Convidada a participar de uma mesa no 3º Encontro Nacional de Grêmios, a estudante Ana Júlia Ribeiro demonstrou no ENG a mesma lucidez que sensibilizou o Brasil no fim do ano passado, ao discursar na Assembleia Legislativa do Paraná em favor das ocupações das escolas. No debate “Grêmios estudantis e ocupações: organizando eu posso desorganizar!”, a paranaense de 16 anos fez um balanço das mobilizações das quais participou a partir de setembro de 2016, consideradas as maiores do movimento estudantil desde os anos 1990.
Quando começa a falar sobre os acontecimentos de 2016 e o que vem pela frente, a timidez da garota vai dando lugar a um discurso consistente e articulado. Ela ressalta, quanto ao encontro de líderes estudantis, a necessidade de cada participante multiplicar o conhecimento e consciência: “É importante nos reunirmos, mas é importante também levarmos à frente toda a bagagem deste encontro para nossos colegas e para escolas ainda sem grêmio, como é o caso da minha”. Confira abaixo a entrevista na íntegra:
Ana Júlia: Primeiro porque as ocupações de 2016, a partir da Medida Provisória 746, começaram no Paraná, em São José dos Pinhais, daí foi para Curitiba, e a informação começou a circular pela região. Em seguida foi ocupado o colégio Central, o maior do estado, e isso só deu mais gás para a mobilização local. Quando já havia 400 escolas ocupadas no Paraná, os outros estados começaram a se mobilizar também.
Ana Júlia: As ocupações proporcionam muito o desenvolvimento de trabalho em equipe, união, solidariedade.
Isso me deu uma experiência pessoal muito grande de como interagir com as outras pessoas e como construir algo em grupo.
Acho que deve ter sido o maior ponto positivo que aconteceu comigo nas ocupações, e acredito que com muitos estudantes também. Mais do que no dia a dia em sala de aula, com certeza. Na ocupação você precisa se preocupar com o outro, você se solidariza.
Ana Júlia: Acho muito importante e fico honrada em participar, mas é importante também trabalharmos para que isso chegue mais às escolas.
Tem muitas escolas que ainda não sabem que isto está acontecendo, escolas sem grêmio, sem mobilização. Principalmente nós, que estamos aqui, temos que levar isto adiante.
É um evento lindo, de bagagem extraordinária para levarmos para nossas cidades, nossas escolas, nossos colegas.
Ana Júlia: Ninguém nega que se precise de uma reforma do Ensino Médio (e do ensino como um todo), nem que a reforma tenha pontos positivos.
O problema é que esta história de que o estudante vai escolher o que quer estudar é uma furada. Na verdade, a escola que vai escolher o que proporciona.
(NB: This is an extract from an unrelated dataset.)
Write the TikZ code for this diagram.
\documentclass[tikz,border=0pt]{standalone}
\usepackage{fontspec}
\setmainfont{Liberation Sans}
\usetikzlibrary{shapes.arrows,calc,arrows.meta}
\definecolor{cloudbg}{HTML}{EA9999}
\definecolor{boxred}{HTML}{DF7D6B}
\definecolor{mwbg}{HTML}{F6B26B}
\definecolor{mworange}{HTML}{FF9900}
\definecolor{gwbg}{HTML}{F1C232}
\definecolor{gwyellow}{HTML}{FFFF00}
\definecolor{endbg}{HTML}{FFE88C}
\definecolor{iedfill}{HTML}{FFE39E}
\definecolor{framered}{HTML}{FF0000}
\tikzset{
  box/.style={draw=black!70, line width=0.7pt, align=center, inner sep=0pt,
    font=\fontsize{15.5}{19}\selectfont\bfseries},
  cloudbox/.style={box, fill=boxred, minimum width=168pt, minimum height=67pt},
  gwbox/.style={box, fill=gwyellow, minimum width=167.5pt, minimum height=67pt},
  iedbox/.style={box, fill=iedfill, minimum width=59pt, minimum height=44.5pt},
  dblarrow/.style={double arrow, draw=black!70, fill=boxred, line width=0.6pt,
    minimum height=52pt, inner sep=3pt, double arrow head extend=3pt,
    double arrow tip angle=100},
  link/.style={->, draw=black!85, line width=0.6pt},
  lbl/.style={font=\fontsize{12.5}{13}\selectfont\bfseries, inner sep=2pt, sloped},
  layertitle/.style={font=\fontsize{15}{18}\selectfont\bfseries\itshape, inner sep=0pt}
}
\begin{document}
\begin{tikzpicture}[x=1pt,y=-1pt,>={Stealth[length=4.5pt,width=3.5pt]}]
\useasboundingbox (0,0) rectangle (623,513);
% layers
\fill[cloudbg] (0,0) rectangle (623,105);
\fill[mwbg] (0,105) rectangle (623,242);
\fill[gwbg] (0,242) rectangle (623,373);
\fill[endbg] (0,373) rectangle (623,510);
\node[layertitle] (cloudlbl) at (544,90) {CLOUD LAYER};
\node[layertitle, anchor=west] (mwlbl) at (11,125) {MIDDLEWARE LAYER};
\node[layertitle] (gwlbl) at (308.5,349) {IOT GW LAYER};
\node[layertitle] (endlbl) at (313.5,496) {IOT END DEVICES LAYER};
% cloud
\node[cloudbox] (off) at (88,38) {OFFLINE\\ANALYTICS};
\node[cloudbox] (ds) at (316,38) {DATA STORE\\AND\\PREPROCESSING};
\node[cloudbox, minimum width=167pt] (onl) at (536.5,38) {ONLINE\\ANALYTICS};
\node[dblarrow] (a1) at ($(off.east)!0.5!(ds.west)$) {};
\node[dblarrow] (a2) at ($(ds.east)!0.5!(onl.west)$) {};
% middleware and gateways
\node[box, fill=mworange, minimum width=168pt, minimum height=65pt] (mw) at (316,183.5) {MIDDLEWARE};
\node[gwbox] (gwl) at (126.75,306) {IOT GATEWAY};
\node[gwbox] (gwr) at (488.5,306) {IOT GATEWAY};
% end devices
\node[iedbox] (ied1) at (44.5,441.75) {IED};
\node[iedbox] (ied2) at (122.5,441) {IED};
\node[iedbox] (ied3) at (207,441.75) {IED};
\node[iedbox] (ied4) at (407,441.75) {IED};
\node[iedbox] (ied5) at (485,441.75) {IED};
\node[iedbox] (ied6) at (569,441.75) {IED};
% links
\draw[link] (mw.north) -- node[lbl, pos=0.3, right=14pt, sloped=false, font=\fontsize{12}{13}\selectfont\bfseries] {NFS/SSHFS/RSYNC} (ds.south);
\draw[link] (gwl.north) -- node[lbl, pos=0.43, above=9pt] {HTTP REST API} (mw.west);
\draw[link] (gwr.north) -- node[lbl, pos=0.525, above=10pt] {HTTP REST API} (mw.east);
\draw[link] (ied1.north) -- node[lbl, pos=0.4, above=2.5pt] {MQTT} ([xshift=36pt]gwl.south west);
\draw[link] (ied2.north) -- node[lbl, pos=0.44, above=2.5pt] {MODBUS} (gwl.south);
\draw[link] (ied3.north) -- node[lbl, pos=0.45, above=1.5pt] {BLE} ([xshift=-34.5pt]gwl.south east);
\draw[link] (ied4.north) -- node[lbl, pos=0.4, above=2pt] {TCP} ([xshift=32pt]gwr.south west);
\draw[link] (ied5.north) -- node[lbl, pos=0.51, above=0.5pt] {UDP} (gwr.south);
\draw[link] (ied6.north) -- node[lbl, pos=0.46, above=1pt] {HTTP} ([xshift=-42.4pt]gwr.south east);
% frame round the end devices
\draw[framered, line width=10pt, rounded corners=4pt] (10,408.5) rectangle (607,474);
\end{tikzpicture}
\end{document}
Isto causa um grande problema aos estudantes das periferias.
A MP também traz uma formação técnica muito mais à frente da formação humana. Não admitimos isso. Não queremos ser máquinas para o mercado de trabalho. Com as ocupações, conseguimos o retorno das disciplinas de filosofia, sociologia, artes e educação física [na base nacional curricular comum]. Foi uma das vitórias, uma vitória parcial. No mais, a MP nada mais é que um caminho para a privatização da escola pública. E o notório saber, permitido no ensino técnico, prejudica o ensino.
Ana Júlia: Infraestrutura, não ter um investimento em melhores condições para termos aulas de maneiras mais diversas. A baixa escolarização dos professores e a falta de valorização profissional dos professores. E a falta de estímulo para o estudante – falta uma ponte entre o aprendizado e a vida.